/---

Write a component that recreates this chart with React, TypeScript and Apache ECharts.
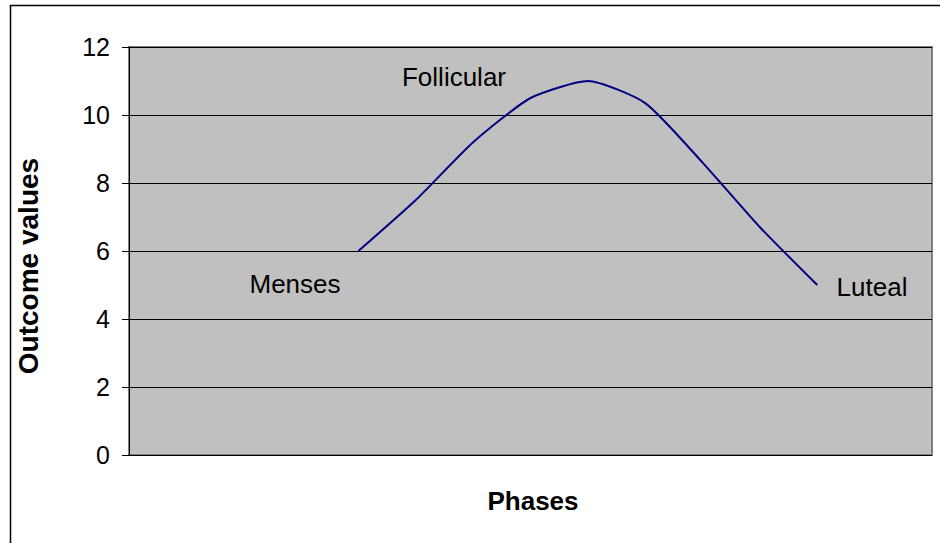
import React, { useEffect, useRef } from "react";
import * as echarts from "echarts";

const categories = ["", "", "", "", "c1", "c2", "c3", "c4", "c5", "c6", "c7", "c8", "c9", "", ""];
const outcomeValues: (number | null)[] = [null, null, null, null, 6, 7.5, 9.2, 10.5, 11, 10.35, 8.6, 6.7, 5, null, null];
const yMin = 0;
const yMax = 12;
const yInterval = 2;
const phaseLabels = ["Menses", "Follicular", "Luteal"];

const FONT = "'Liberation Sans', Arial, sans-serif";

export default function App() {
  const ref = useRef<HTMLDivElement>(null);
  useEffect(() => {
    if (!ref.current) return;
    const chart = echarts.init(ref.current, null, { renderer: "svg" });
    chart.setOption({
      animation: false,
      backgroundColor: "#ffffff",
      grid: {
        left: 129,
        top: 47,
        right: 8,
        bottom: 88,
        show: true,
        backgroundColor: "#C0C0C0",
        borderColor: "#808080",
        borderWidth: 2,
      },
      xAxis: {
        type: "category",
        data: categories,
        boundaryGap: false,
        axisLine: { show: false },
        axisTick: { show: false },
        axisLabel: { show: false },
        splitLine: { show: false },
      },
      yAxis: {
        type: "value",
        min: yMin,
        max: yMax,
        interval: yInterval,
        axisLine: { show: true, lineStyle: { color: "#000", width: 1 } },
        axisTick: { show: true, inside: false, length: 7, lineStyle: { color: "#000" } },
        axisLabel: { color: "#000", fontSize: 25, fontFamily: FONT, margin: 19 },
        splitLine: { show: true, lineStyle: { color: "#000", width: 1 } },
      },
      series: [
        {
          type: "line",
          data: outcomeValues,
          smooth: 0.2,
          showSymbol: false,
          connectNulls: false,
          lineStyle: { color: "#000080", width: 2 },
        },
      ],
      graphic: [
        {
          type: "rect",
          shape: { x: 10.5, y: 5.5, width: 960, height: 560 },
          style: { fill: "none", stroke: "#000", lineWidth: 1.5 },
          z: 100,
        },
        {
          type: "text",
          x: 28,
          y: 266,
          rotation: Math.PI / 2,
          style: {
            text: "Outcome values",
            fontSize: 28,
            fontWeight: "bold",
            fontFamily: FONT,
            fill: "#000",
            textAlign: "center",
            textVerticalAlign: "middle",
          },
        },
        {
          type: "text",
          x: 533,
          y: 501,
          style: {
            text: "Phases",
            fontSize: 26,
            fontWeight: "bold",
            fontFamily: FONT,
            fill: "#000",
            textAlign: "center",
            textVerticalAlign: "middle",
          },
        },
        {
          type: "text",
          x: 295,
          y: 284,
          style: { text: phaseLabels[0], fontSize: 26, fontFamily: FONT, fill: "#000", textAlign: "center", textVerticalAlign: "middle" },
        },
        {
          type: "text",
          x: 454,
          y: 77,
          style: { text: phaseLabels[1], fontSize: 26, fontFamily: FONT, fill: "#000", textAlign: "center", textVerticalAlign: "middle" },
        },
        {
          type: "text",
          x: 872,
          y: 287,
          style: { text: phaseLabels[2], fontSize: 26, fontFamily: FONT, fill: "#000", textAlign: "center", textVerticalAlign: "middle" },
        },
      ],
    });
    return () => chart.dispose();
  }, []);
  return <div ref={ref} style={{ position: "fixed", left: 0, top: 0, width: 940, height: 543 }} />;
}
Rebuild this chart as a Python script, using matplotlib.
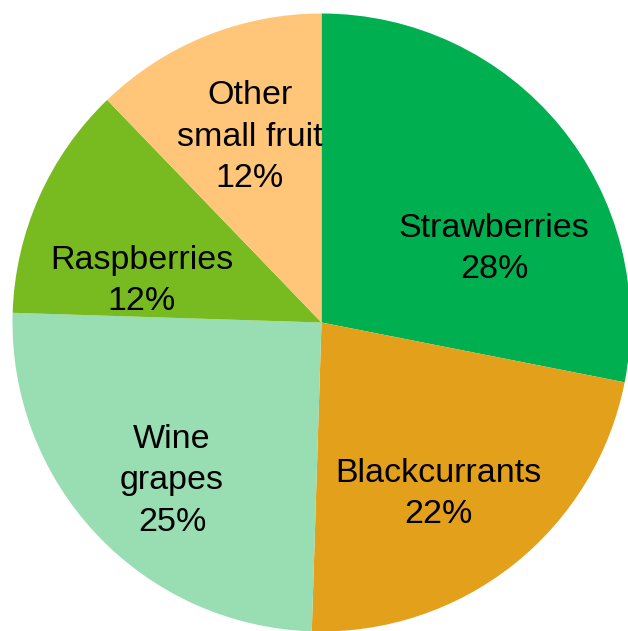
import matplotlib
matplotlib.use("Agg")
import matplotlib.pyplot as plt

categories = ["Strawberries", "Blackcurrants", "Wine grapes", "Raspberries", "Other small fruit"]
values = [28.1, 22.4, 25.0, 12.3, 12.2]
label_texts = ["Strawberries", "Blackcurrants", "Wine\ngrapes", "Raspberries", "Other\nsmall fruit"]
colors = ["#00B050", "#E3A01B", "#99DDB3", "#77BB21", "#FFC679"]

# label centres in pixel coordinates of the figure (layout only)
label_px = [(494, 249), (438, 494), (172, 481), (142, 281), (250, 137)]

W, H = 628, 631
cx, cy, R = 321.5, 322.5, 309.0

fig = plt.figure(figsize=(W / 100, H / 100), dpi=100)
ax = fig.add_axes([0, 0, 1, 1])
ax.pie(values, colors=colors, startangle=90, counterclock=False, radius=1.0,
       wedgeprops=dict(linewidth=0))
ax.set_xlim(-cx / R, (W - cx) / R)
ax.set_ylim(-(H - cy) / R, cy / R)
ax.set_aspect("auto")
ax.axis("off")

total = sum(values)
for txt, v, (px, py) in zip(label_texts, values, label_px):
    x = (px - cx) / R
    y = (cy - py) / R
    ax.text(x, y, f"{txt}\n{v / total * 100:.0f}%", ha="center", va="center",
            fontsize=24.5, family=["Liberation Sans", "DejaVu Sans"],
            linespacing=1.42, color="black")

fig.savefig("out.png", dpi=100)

\---

WHAT THE TASK ASKS: Gather from the entries above all lines that include the string "this".

TASK RESPONSE:
Write a component that recreates this chart with React, TypeScript and Apache ECharts.
Rebuild this chart as a Python script, using matplotlib.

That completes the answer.